* [Exercise task]: Line by line, repeat the data below exactly, beginning at the first line and ending at the line with "-0.690, -0.683, -0.688, -0.690]". Omit pictures.
╭─ Supplied data
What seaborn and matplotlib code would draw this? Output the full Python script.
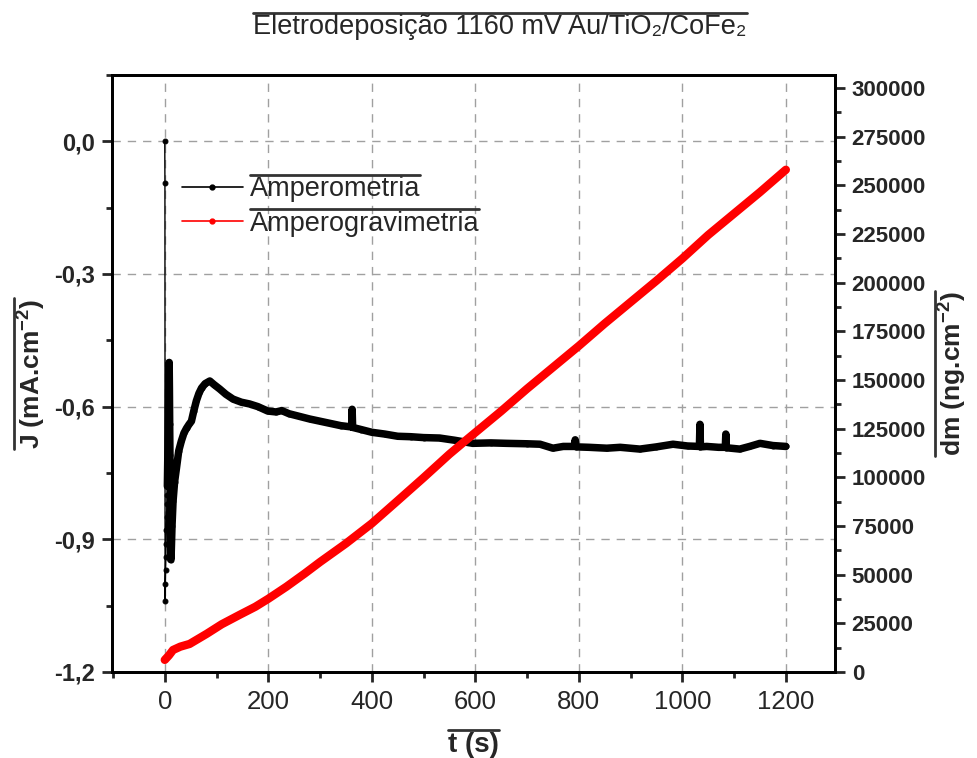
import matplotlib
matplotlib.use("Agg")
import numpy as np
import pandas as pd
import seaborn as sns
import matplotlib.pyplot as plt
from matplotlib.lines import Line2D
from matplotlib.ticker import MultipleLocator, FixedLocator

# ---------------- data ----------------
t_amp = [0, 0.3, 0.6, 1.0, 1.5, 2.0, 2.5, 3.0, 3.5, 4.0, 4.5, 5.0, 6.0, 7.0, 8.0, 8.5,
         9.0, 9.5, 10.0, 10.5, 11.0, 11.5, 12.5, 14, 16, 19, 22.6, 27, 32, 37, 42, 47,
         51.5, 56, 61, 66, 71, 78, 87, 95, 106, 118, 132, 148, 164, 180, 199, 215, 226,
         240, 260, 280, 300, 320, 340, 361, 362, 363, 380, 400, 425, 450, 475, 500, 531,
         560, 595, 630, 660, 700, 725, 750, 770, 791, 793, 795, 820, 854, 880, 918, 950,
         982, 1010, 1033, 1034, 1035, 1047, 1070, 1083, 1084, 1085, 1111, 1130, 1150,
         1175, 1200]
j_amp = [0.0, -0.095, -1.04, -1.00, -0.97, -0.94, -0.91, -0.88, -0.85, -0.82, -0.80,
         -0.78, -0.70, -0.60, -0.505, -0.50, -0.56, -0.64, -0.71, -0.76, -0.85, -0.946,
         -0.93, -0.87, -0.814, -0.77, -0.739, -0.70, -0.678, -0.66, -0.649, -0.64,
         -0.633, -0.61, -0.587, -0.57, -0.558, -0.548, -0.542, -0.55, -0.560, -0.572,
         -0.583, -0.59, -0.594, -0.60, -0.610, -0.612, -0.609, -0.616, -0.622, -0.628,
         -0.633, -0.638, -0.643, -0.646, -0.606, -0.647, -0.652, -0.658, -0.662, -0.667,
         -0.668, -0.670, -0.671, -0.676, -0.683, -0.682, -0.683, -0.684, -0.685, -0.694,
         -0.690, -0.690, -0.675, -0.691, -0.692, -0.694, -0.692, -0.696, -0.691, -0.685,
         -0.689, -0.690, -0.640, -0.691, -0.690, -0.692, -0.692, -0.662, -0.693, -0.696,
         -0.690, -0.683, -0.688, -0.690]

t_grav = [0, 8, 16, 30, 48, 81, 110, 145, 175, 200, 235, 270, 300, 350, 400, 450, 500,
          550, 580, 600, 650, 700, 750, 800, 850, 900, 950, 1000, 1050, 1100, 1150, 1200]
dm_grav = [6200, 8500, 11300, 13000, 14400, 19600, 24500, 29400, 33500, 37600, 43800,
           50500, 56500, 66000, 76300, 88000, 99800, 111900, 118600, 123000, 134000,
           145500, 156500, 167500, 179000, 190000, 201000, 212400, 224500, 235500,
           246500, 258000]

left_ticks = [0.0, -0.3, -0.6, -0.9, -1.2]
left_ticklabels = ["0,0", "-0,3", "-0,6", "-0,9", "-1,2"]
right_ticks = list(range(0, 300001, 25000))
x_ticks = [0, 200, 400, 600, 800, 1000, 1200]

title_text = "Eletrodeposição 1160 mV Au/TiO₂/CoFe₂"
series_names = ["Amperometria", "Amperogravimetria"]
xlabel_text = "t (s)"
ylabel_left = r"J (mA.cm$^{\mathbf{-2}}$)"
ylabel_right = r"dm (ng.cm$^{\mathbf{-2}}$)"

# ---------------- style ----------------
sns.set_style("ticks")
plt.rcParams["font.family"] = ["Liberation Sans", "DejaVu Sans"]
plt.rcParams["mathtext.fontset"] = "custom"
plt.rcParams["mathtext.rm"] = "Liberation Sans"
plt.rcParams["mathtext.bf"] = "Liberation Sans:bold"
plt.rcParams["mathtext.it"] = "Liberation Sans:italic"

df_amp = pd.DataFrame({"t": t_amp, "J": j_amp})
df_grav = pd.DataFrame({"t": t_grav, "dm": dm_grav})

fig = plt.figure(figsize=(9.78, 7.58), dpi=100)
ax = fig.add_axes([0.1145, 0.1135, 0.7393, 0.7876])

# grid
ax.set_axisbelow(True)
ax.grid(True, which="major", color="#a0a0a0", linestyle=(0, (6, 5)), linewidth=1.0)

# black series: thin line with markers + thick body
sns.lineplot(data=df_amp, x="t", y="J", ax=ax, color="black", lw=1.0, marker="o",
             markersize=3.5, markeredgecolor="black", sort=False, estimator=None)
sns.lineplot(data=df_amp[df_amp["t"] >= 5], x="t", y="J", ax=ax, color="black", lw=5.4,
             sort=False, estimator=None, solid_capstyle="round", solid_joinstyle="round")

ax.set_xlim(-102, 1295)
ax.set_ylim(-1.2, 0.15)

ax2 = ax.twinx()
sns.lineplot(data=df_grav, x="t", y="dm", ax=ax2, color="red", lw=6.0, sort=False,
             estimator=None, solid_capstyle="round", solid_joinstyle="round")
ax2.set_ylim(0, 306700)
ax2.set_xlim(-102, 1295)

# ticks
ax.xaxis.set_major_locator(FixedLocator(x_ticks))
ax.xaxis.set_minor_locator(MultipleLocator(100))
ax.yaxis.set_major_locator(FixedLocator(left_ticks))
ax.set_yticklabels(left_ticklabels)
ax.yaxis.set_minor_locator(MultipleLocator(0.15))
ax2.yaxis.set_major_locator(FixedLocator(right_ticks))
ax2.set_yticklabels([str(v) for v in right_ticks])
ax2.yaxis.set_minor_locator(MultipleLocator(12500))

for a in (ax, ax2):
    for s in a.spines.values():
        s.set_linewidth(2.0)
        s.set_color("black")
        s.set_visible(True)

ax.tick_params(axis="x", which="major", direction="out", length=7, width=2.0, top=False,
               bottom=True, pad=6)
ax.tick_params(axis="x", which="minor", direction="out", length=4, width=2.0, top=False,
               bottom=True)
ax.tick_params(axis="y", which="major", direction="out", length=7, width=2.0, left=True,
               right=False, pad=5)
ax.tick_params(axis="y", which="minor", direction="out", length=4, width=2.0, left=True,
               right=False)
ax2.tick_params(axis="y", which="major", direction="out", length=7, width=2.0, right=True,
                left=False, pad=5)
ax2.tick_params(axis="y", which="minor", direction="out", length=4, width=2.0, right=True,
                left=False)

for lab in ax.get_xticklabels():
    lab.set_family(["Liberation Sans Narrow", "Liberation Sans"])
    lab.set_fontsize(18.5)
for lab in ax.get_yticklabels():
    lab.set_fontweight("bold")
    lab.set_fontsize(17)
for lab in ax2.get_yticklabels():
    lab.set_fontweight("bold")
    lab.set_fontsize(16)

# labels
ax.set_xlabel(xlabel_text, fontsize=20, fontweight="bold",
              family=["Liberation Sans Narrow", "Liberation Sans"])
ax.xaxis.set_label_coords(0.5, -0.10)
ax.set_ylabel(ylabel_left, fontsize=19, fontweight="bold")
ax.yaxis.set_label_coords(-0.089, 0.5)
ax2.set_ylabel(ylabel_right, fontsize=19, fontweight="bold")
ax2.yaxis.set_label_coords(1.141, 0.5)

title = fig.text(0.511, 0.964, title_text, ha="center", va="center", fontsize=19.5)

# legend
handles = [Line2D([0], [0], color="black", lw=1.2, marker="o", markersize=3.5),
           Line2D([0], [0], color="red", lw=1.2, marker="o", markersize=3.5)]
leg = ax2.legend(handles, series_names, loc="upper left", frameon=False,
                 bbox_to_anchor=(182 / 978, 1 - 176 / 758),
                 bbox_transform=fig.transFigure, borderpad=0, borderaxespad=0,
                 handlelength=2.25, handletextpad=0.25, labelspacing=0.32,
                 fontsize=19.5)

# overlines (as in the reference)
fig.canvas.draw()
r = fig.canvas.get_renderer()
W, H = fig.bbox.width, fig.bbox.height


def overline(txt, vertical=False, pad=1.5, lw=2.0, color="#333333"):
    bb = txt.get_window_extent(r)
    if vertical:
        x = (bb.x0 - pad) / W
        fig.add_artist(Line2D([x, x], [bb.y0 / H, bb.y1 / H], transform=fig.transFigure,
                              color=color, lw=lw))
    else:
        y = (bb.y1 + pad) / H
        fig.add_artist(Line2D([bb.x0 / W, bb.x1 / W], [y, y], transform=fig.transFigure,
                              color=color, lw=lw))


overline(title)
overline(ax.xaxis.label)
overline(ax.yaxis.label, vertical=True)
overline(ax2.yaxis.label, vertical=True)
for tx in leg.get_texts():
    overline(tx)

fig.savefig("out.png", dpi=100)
╰─
* [Complete output]:
What seaborn and matplotlib code would draw this? Output the full Python script.
import matplotlib
matplotlib.use("Agg")
import numpy as np
import pandas as pd
import seaborn as sns
import matplotlib.pyplot as plt
from matplotlib.lines import Line2D
from matplotlib.ticker import MultipleLocator, FixedLocator

# ---------------- data ----------------
t_amp = [0, 0.3, 0.6, 1.0, 1.5, 2.0, 2.5, 3.0, 3.5, 4.0, 4.5, 5.0, 6.0, 7.0, 8.0, 8.5,
         9.0, 9.5, 10.0, 10.5, 11.0, 11.5, 12.5, 14, 16, 19, 22.6, 27, 32, 37, 42, 47,
         51.5, 56, 61, 66, 71, 78, 87, 95, 106, 118, 132, 148, 164, 180, 199, 215, 226,
         240, 260, 280, 300, 320, 340, 361, 362, 363, 380, 400, 425, 450, 475, 500, 531,
         560, 595, 630, 660, 700, 725, 750, 770, 791, 793, 795, 820, 854, 880, 918, 950,
         982, 1010, 1033, 1034, 1035, 1047, 1070, 1083, 1084, 1085, 1111, 1130, 1150,
         1175, 1200]
j_amp = [0.0, -0.095, -1.04, -1.00, -0.97, -0.94, -0.91, -0.88, -0.85, -0.82, -0.80,
         -0.78, -0.70, -0.60, -0.505, -0.50, -0.56, -0.64, -0.71, -0.76, -0.85, -0.946,
         -0.93, -0.87, -0.814, -0.77, -0.739, -0.70, -0.678, -0.66, -0.649, -0.64,
         -0.633, -0.61, -0.587, -0.57, -0.558, -0.548, -0.542, -0.55, -0.560, -0.572,
         -0.583, -0.59, -0.594, -0.60, -0.610, -0.612, -0.609, -0.616, -0.622, -0.628,
         -0.633, -0.638, -0.643, -0.646, -0.606, -0.647, -0.652, -0.658, -0.662, -0.667,
         -0.668, -0.670, -0.671, -0.676, -0.683, -0.682, -0.683, -0.684, -0.685, -0.694,
         -0.690, -0.690, -0.675, -0.691, -0.692, -0.694, -0.692, -0.696, -0.691, -0.685,
         -0.689, -0.690, -0.640, -0.691, -0.690, -0.692, -0.692, -0.662, -0.693, -0.696,
         -0.690, -0.683, -0.688, -0.690]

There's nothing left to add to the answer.